All above quotes are from:
Giovanni Francesco di Bernardone 
aka St Francis Of Assisi
 1182 – 1226

      Post script:  I found a person with Cheryl's last name on FaceBook that lived in her home town (where she once was the  Petroleum Pageant Queen) and was told by the son who never knew her that she had died two years ago.  The lifetime of drugs finally caught up with her was the epitaph emailed to me.  I am sad that she could not save herself and that she is most likely buried in Potter's Field. 
      I don't know what pain is deeper that of motherless children or childrenless mothers. 
      RIP Cheryl  2008

      Thank you for viewing my blog!
      Bluezy (Susan)


      Tim Chaney said...

      That was one AWESOME post~! I have much to be thankful for, stories like these are my heart shaped rocks.

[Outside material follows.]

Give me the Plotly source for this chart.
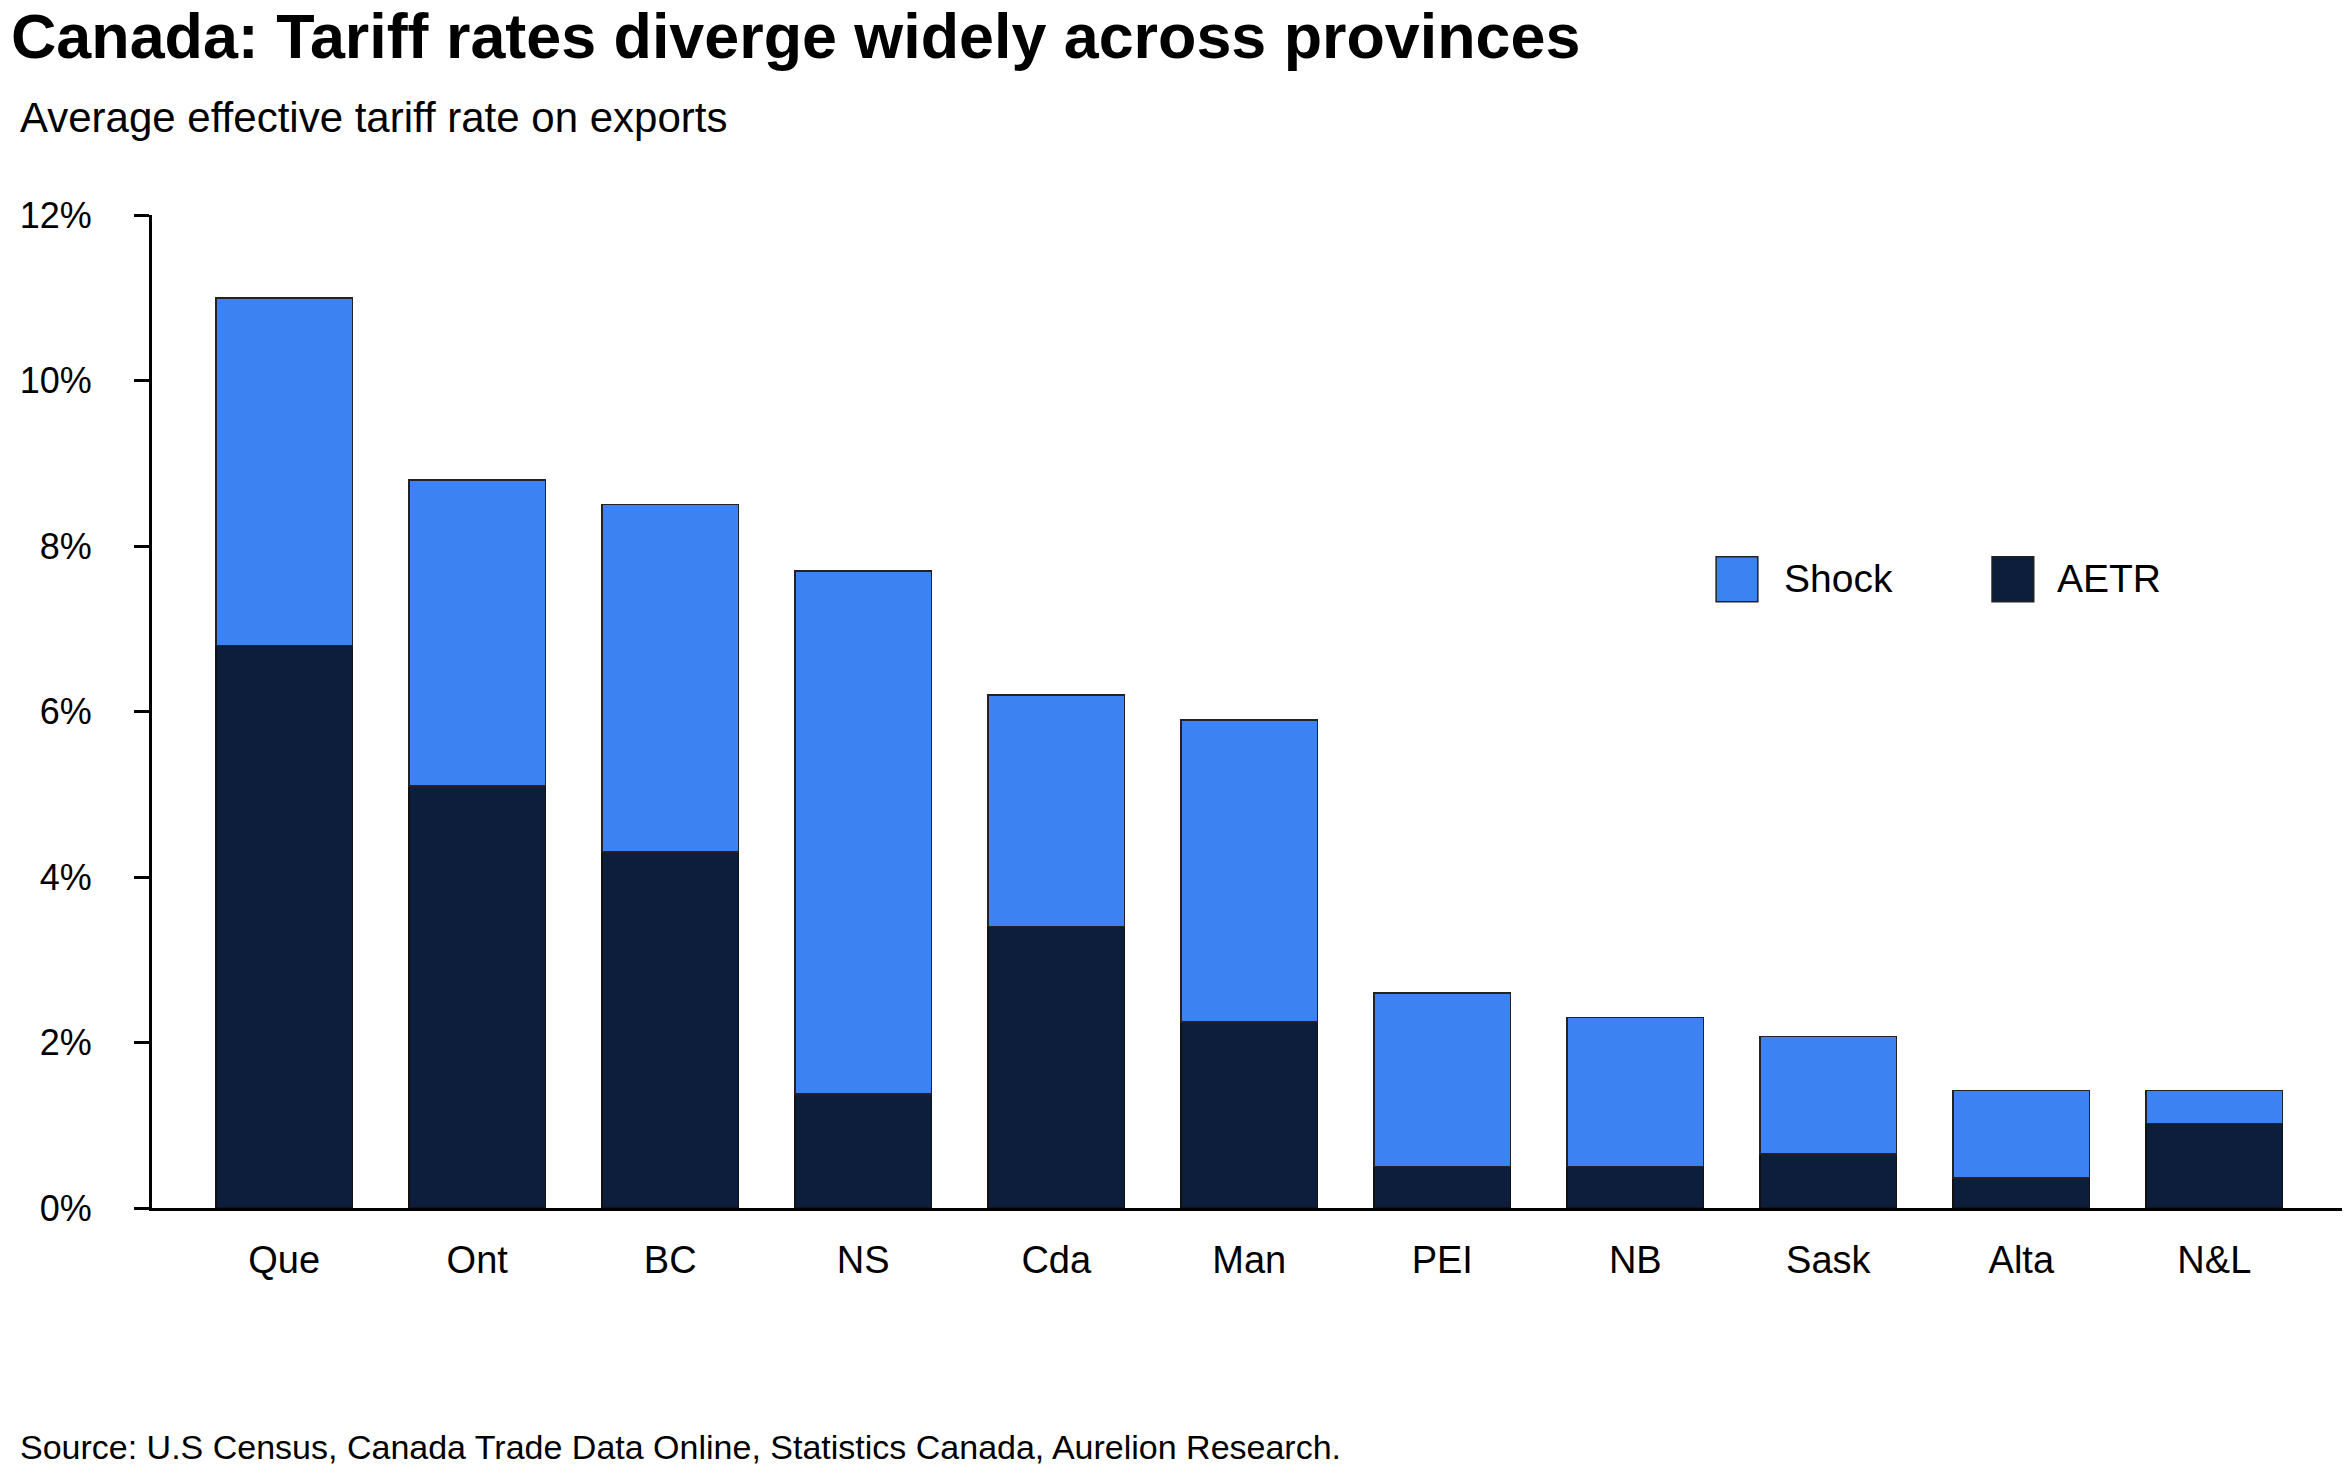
import plotly.graph_objects as go

provinces = ["Que", "Ont", "BC", "NS", "Cda", "Man", "PEI", "NB", "Sask", "Alta", "N&L"]
aetr = [6.8, 5.1, 4.3, 1.38, 3.4, 2.25, 0.5, 0.5, 0.65, 0.36, 1.02]
shock = [4.2, 3.7, 4.2, 6.32, 2.8, 3.65, 2.1, 1.8, 1.42, 1.06, 0.40]
y_ticks = [0, 2, 4, 6, 8, 10, 12]
y_labels = [f"{v}%" for v in y_ticks]

NAVY = "#0d1e3c"
BLUE = "#3d82f2"
FONT = "Liberation Sans, Arial, sans-serif"

fig = go.Figure()
fig.add_trace(go.Bar(x=provinces, y=aetr, name="AETR", marker_color=NAVY,
                     marker_line=dict(color="#111111", width=1.5)))
fig.add_trace(go.Bar(x=provinces, y=shock, name="Shock", marker_color=BLUE,
                     marker_line=dict(color="#222222", width=1.5)))

fig.update_layout(
    width=2352, height=1474,
    barmode="stack", bargap=0.293,
    showlegend=False,
    plot_bgcolor="white", paper_bgcolor="white",
    font=dict(family=FONT, size=38, color="black"),
    margin=dict(l=135, r=18, t=207, b=273.5),
    title=dict(text="<b>Canada: Tariff rates diverge widely across provinces</b>",
               font=dict(size=62.8, color="black"),
               xref="container", x=3 / 2352, xanchor="left",
               yref="container", y=1 - 6 / 1474, yanchor="top"),
)

fig.update_xaxes(range=[-0.685, 10.6615], showline=True, linecolor="black", linewidth=3,
                 ticks="", showgrid=False, tickfont=dict(size=38),
                 ticklabelstandoff=16)
fig.update_yaxes(range=[0, 12], tickvals=y_ticks, ticktext=y_labels,
                 showline=True, linecolor="black", linewidth=3,
                 ticks="outside", ticklen=15, tickwidth=3, tickcolor="black",
                 showgrid=False, zeroline=False, tickfont=dict(size=36),
                 ticklabelstandoff=35)

# subtitle and source
fig.add_annotation(text="Average effective tariff rate on exports", xref="paper", yref="paper",
                   x=-0.0611, y=1.0981, xanchor="left", yanchor="middle",
                   showarrow=False, font=dict(size=42))
fig.add_annotation(text="Source: U.S Census, Canada Trade Data Online, Statistics Canada, Aurelion Research.",
                   xref="paper", yref="paper", x=-0.0611, y=-0.2406,
                   xanchor="left", yanchor="middle", showarrow=False, font=dict(size=34))

# legend drawn as boxes and labels
for name, color, x0, tx in [("Shock", BLUE, 0.7142, 0.7442), ("AETR", NAVY, 0.8402, 0.8689)]:
    fig.add_shape(type="rect", xref="paper", yref="paper", x0=x0, x1=x0 + 0.01905,
                  y0=0.6105, y1=0.6558, fillcolor=color, line=dict(color="#222222", width=1.5))
    fig.add_annotation(text=name, xref="paper", yref="paper", x=tx, y=0.6335,
                       xanchor="left", yanchor="middle", showarrow=False, font=dict(size=39))

fig.write_html("out.html")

Thank you.

      Bluezy said...

      Thanks Tim. Too bad that did not happen to me when I was young. I strongly recommend a bonding with the street early in life for the young. Back in the day there were those who went on back pack trips.
      I had an opportunity to join a railroad car rider when in Yuma, but that scared me. All I could see in my head was Ernest Borgnine trying to beat my ass!
      Thanks for commenting. It is nice to know I could share with you.

      afterthegoldrush said...

      What a wonderful story. I am glad that it had a happy ending for you. That is a great song, by the way.

      Bluezy said...

      It is a dumpster find. I never heard it until I chose it. I love it too. It fit perfectly with the story. I just searched loveless. I got really lucky. I was going to use Bad Religion This is Just a Punk Rock Song.